What the task asks: Output every line of the material exactly, omitting images.

───── Source data

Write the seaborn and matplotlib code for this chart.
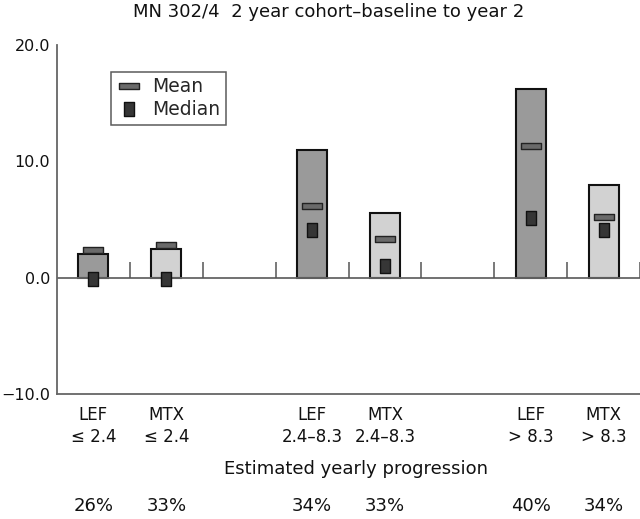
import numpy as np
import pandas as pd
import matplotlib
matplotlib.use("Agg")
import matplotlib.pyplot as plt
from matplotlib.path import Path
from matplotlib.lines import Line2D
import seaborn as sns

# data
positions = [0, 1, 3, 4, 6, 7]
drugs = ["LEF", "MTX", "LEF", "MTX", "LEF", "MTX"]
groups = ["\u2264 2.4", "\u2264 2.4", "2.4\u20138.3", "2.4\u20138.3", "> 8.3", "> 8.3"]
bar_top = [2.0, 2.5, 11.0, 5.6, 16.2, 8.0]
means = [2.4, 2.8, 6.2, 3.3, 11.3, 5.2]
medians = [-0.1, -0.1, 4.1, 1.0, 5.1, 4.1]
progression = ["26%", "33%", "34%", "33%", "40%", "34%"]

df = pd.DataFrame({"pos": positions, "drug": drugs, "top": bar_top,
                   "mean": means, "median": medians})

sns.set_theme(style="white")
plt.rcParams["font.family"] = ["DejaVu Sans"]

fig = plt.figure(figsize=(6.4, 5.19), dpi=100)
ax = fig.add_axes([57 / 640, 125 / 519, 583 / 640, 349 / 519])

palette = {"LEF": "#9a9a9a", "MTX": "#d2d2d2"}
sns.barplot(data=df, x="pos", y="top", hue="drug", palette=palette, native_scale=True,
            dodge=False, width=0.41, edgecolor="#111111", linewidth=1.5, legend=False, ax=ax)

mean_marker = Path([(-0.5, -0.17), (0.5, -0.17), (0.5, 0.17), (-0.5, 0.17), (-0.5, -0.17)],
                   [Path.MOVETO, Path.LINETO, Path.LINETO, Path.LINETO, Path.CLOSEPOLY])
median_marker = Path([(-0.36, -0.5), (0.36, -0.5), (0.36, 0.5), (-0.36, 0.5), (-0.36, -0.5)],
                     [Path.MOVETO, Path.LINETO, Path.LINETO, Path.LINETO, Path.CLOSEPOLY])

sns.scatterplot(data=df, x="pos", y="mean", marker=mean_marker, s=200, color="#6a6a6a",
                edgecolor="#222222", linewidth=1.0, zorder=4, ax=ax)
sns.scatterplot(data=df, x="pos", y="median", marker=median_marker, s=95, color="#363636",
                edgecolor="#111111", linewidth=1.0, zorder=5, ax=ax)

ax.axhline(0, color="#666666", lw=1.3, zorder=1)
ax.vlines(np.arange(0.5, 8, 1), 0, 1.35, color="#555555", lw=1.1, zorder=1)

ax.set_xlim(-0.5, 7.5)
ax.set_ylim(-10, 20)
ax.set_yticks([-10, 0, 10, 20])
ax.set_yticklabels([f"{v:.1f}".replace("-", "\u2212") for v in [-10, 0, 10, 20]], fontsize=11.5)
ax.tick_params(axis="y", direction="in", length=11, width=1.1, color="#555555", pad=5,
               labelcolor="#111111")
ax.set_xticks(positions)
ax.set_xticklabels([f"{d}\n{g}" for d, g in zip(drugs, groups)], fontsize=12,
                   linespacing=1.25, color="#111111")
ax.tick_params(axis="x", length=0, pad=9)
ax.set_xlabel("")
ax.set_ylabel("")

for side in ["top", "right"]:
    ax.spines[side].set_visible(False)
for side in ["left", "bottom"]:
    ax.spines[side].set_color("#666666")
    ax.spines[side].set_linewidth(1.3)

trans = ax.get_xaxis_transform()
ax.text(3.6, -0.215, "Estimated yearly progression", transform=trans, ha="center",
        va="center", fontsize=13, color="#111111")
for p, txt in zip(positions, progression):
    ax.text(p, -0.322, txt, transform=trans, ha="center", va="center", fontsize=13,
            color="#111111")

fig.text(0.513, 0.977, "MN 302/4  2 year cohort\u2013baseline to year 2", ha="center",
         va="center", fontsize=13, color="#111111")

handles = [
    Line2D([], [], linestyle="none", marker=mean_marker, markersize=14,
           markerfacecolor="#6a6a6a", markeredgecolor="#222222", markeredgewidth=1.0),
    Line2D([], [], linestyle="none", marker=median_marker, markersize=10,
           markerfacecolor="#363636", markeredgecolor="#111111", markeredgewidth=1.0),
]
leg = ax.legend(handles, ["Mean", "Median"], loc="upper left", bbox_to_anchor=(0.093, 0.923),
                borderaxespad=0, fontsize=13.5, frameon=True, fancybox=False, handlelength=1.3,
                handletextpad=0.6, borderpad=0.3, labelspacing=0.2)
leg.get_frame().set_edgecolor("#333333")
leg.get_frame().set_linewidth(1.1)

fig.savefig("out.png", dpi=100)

──────────

Right answer:
Write the seaborn and matplotlib code for this chart.
import numpy as np
import pandas as pd
import matplotlib
matplotlib.use("Agg")
import matplotlib.pyplot as plt
from matplotlib.path import Path
from matplotlib.lines import Line2D
import seaborn as sns

# data
positions = [0, 1, 3, 4, 6, 7]
drugs = ["LEF", "MTX", "LEF", "MTX", "LEF", "MTX"]
groups = ["\u2264 2.4", "\u2264 2.4", "2.4\u20138.3", "2.4\u20138.3", "> 8.3", "> 8.3"]
bar_top = [2.0, 2.5, 11.0, 5.6, 16.2, 8.0]
means = [2.4, 2.8, 6.2, 3.3, 11.3, 5.2]
medians = [-0.1, -0.1, 4.1, 1.0, 5.1, 4.1]
progression = ["26%", "33%", "34%", "33%", "40%", "34%"]

df = pd.DataFrame({"pos": positions, "drug": drugs, "top": bar_top,
                   "mean": means, "median": medians})

sns.set_theme(style="white")
plt.rcParams["font.family"] = ["DejaVu Sans"]

fig = plt.figure(figsize=(6.4, 5.19), dpi=100)
ax = fig.add_axes([57 / 640, 125 / 519, 583 / 640, 349 / 519])

palette = {"LEF": "#9a9a9a", "MTX": "#d2d2d2"}
sns.barplot(data=df, x="pos", y="top", hue="drug", palette=palette, native_scale=True,
            dodge=False, width=0.41, edgecolor="#111111", linewidth=1.5, legend=False, ax=ax)

mean_marker = Path([(-0.5, -0.17), (0.5, -0.17), (0.5, 0.17), (-0.5, 0.17), (-0.5, -0.17)],
                   [Path.MOVETO, Path.LINETO, Path.LINETO, Path.LINETO, Path.CLOSEPOLY])
median_marker = Path([(-0.36, -0.5), (0.36, -0.5), (0.36, 0.5), (-0.36, 0.5), (-0.36, -0.5)],
                     [Path.MOVETO, Path.LINETO, Path.LINETO, Path.LINETO, Path.CLOSEPOLY])

sns.scatterplot(data=df, x="pos", y="mean", marker=mean_marker, s=200, color="#6a6a6a",
                edgecolor="#222222", linewidth=1.0, zorder=4, ax=ax)
sns.scatterplot(data=df, x="pos", y="median", marker=median_marker, s=95, color="#363636",
                edgecolor="#111111", linewidth=1.0, zorder=5, ax=ax)

ax.axhline(0, color="#666666", lw=1.3, zorder=1)
ax.vlines(np.arange(0.5, 8, 1), 0, 1.35, color="#555555", lw=1.1, zorder=1)

ax.set_xlim(-0.5, 7.5)
ax.set_ylim(-10, 20)
ax.set_yticks([-10, 0, 10, 20])
ax.set_yticklabels([f"{v:.1f}".replace("-", "\u2212") for v in [-10, 0, 10, 20]], fontsize=11.5)
ax.tick_params(axis="y", direction="in", length=11, width=1.1, color="#555555", pad=5,
               labelcolor="#111111")
ax.set_xticks(positions)
ax.set_xticklabels([f"{d}\n{g}" for d, g in zip(drugs, groups)], fontsize=12,
                   linespacing=1.25, color="#111111")
ax.tick_params(axis="x", length=0, pad=9)
ax.set_xlabel("")
ax.set_ylabel("")

for side in ["top", "right"]:
    ax.spines[side].set_visible(False)
for side in ["left", "bottom"]:
    ax.spines[side].set_color("#666666")
    ax.spines[side].set_linewidth(1.3)

trans = ax.get_xaxis_transform()
ax.text(3.6, -0.215, "Estimated yearly progression", transform=trans, ha="center",
        va="center", fontsize=13, color="#111111")
for p, txt in zip(positions, progression):
    ax.text(p, -0.322, txt, transform=trans, ha="center", va="center", fontsize=13,
            color="#111111")

fig.text(0.513, 0.977, "MN 302/4  2 year cohort\u2013baseline to year 2", ha="center",
         va="center", fontsize=13, color="#111111")

handles = [
    Line2D([], [], linestyle="none", marker=mean_marker, markersize=14,
           markerfacecolor="#6a6a6a", markeredgecolor="#222222", markeredgewidth=1.0),
    Line2D([], [], linestyle="none", marker=median_marker, markersize=10,
           markerfacecolor="#363636", markeredgecolor="#111111", markeredgewidth=1.0),
]
leg = ax.legend(handles, ["Mean", "Median"], loc="upper left", bbox_to_anchor=(0.093, 0.923),
                borderaxespad=0, fontsize=13.5, frameon=True, fancybox=False, handlelength=1.3,
                handletextpad=0.6, borderpad=0.3, labelspacing=0.2)
leg.get_frame().set_edgecolor("#333333")
leg.get_frame().set_linewidth(1.1)

fig.savefig("out.png", dpi=100)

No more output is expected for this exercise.